Phila. residents' tax burden has eased, compared with suburbs

Posted: September 21, 2012

Hidden in a dysfunctional and incomprehensible system is a little-known fact: Philadelphia's property taxes are among the lowest in the region.

Thanks to those relatively low levies and a 14 percent drop in the wage tax, Philadelphia has become a less taxing place since the millennium began, while the suburbs have become more taxing.

That is the conclusion of a just-released study of Philadelphia and 236 neighboring towns on both sides of the Delaware by the Pew Charitable Trusts.

It found that a hypothetical middle-class Philadelphia family in 2012 paid 12.9 percent of its income in state and local wage, real estate, and sales taxes - its tax burden. In 2000, that figure was 13.5 percent.

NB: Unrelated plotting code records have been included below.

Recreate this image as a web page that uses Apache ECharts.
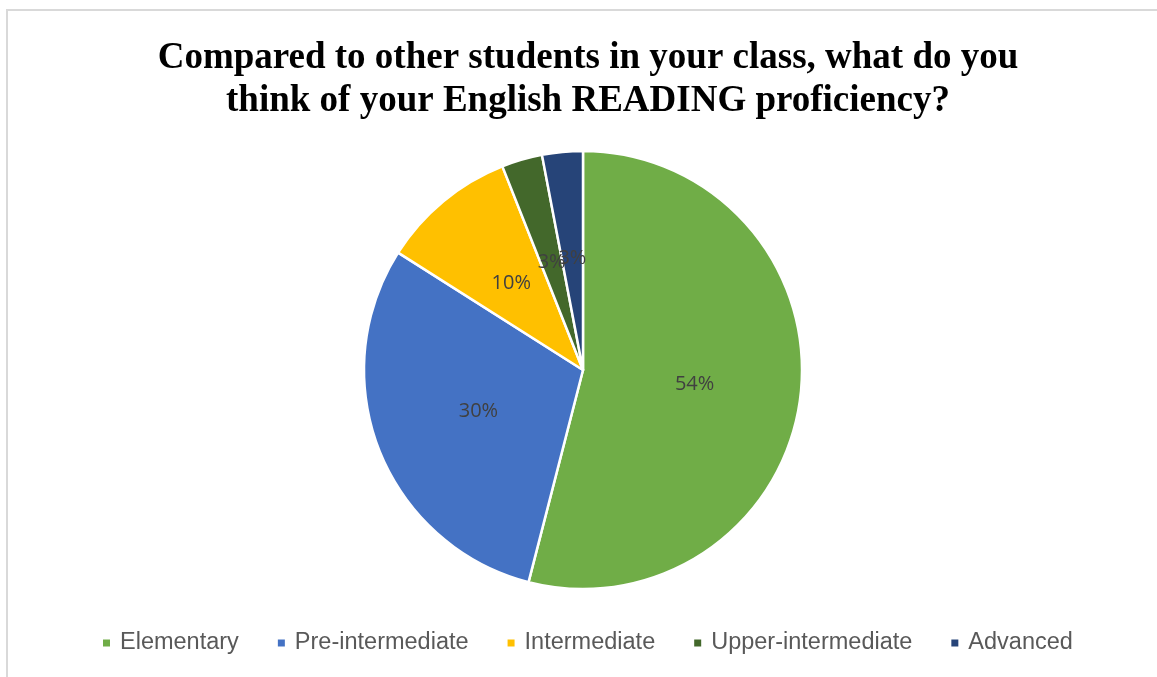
<!DOCTYPE html>
<html>
<head>
<meta charset="utf-8">
<script src="https://cdn.jsdelivr.net/npm/echarts@6/dist/echarts.min.js"></script>
<style>
  html, body { margin: 0; padding: 0; background: #fff; }
  #chart { width: 1157px; height: 677px; }
</style>
</head>
<body>
<div id="chart"></div>
<script>
// Self-assessed English reading proficiency (percent of respondents)
const categories = ['Elementary', 'Pre-intermediate', 'Intermediate', 'Upper-intermediate', 'Advanced'];
const values = [54, 30, 10, 3, 3];
const colors = ['#70AD47', '#4472C4', '#FFC000', '#43682B', '#264478'];
const titleLines = [
  'Compared to other students in your class, what do you',
  'think of your English READING proficiency?'
];

const chart = echarts.init(document.getElementById('chart'), null, { renderer: 'canvas' });

chart.setOption({
  animation: false,
  backgroundColor: '#ffffff',
  color: colors,
  graphic: [{
    type: 'rect',
    shape: { x: 7, y: 10, width: 1300, height: 800 },
    style: { fill: 'none', stroke: '#d9d9d9', lineWidth: 2 },
    silent: true,
    z: -10
  }],
  title: {
    text: titleLines.join('\n'),
    left: 583,
    top: 32,
    textAlign: 'center',
    textStyle: {
      fontFamily: '"Liberation Serif", "Times New Roman", serif',
      fontWeight: 'bold',
      fontSize: 37,
      lineHeight: 43,
      color: '#000000'
    }
  },
  legend: {
    data: categories,
    left: 101,
    top: 631,
    padding: 0,
    icon: 'rect',
    itemWidth: 9,
    itemHeight: 9,
    itemGap: 37,
    textStyle: {
      fontFamily: '"Liberation Sans", Arial, sans-serif',
      fontSize: 23.5,
      color: '#595959',
      padding: [0, 0, 0, 4]
    }
  },
  series: [{
    type: 'pie',
    center: [583, 370],
    radius: 219,
    startAngle: 90,
    clockwise: true,
    avoidLabelOverlap: false,
    labelLayout: { hideOverlap: false },
    itemStyle: { borderColor: '#ffffff', borderWidth: 2.5 },
    label: {
      show: true,
      position: 'inside',
      formatter: '{c}%',
      fontFamily: '"Open Sans", "Noto Sans", sans-serif',
      fontSize: 20,
      color: '#404040'
    },
    labelLine: { show: false },
    emphasis: { disabled: true },
    data: categories.map((name, i) => ({ name, value: values[i] }))
  }]
});
</script>
</body>
</html>
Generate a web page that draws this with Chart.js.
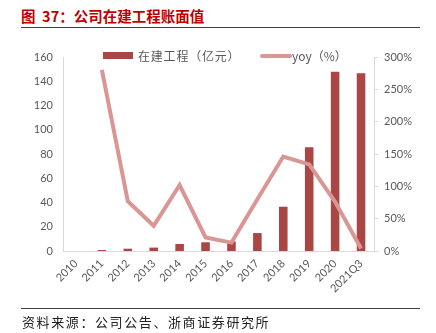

By contrast, the average tax burden in the Pennsylvania suburbs increased from 9.8 percent to 12.2 percent in the same period - leaving suburbanites only slightly better off than residents of the city. In South Jersey, the rate increased from 9.9 percent in 2000 to 11.3 percent in 2011, the most recent available figure.

Given the upward trend in suburban taxes, "I'm not really surprised at the findings," said Scott Drenkard, economist at the National Tax Foundation, a Washington research group. "I think the story overall is an accurate one."

The upshot of the narrowing gap in tax burdens, the Pew report said, is that the city has erased some of the competitive tax advantages long enjoyed by its neighbors.

The study, however, was confined to taxes, and did not consider issues such as business levies, other fees, or the quality of municipal services and schools. "The analysis also does not reflect whether residents are getting their money's worth," the report said.

The tax-burden figures were calculated for a family of four making $60,000 annually and living in a house worth $186,000 - a standard income-to-home value spread. But that is hardly a one-size-fits-all model.

"Our findings are not reflective of real families," said Thomas Ginsberg, the report's author.

For the model family, Pew attempted to measure the percentage of income that Philadelphians and suburbanites spent on property, wage, and sales taxes in 2000 and 2012.

Why did the gap between the city and the suburbs tighten? Suburban real estate taxes have risen more robustly than the city's, and while some towns have added earned-income taxes or raised rates, the city lowered its wage tax from 4.6 percent in 2000 to 3.9 percent in 2012. The wage tax remains the source of the bulk of the city's tax revenues.

Philadelphia residents pay wildly different property-tax rates, as a result of a broken assessment system. But on average, the city's effective tax rate - the annual bill as a percentage of home value - is about 1.2 percent, compared with 2.3 percent in the suburban towns.

The owner of the $186,000 house in the suburbs would pay $2,000 more annually than the city counterpart.

The study found that the heftiest tax burdens are borne by suburban commuters into the city who pay higher property taxes where they live, then get hit up by Philadelphia's wage tax.

However, the workforce commuting to the city represents a dwindling minority in the neighboring counties. An analysis by the Delaware Valley Regional Planning Commission puts that number at about 11 percent, roughly half what it was in 1970.

The average suburban-burden number got an upward boost from property-tax rates in eastern Delaware County, which are among the highest in the country. The list included towns such as Darby Borough and Collingdale, where $186,000 homes are scarce.

Since the Pew results were not weighted by population, Darby would carry the same value as Lower Merion Township, which is about five times its size.

Working to hold down the suburban burden figure would be the inclusion of Pine Valley and Tavistock, which are essentially incorporated golf courses. Their burden figures were among the region's lowest.

The results would have been more precise if weighted, said Forrest Huffman, real estate and finance professor at Temple University. He added, however, that the sample size probably was large enough to correct for outliers.

Ginsberg said economists who reviewed the report found the methodology sound. They concurred with the basic conclusion that the tax advantages of living in the suburbs vs. the city aren't what they used to be.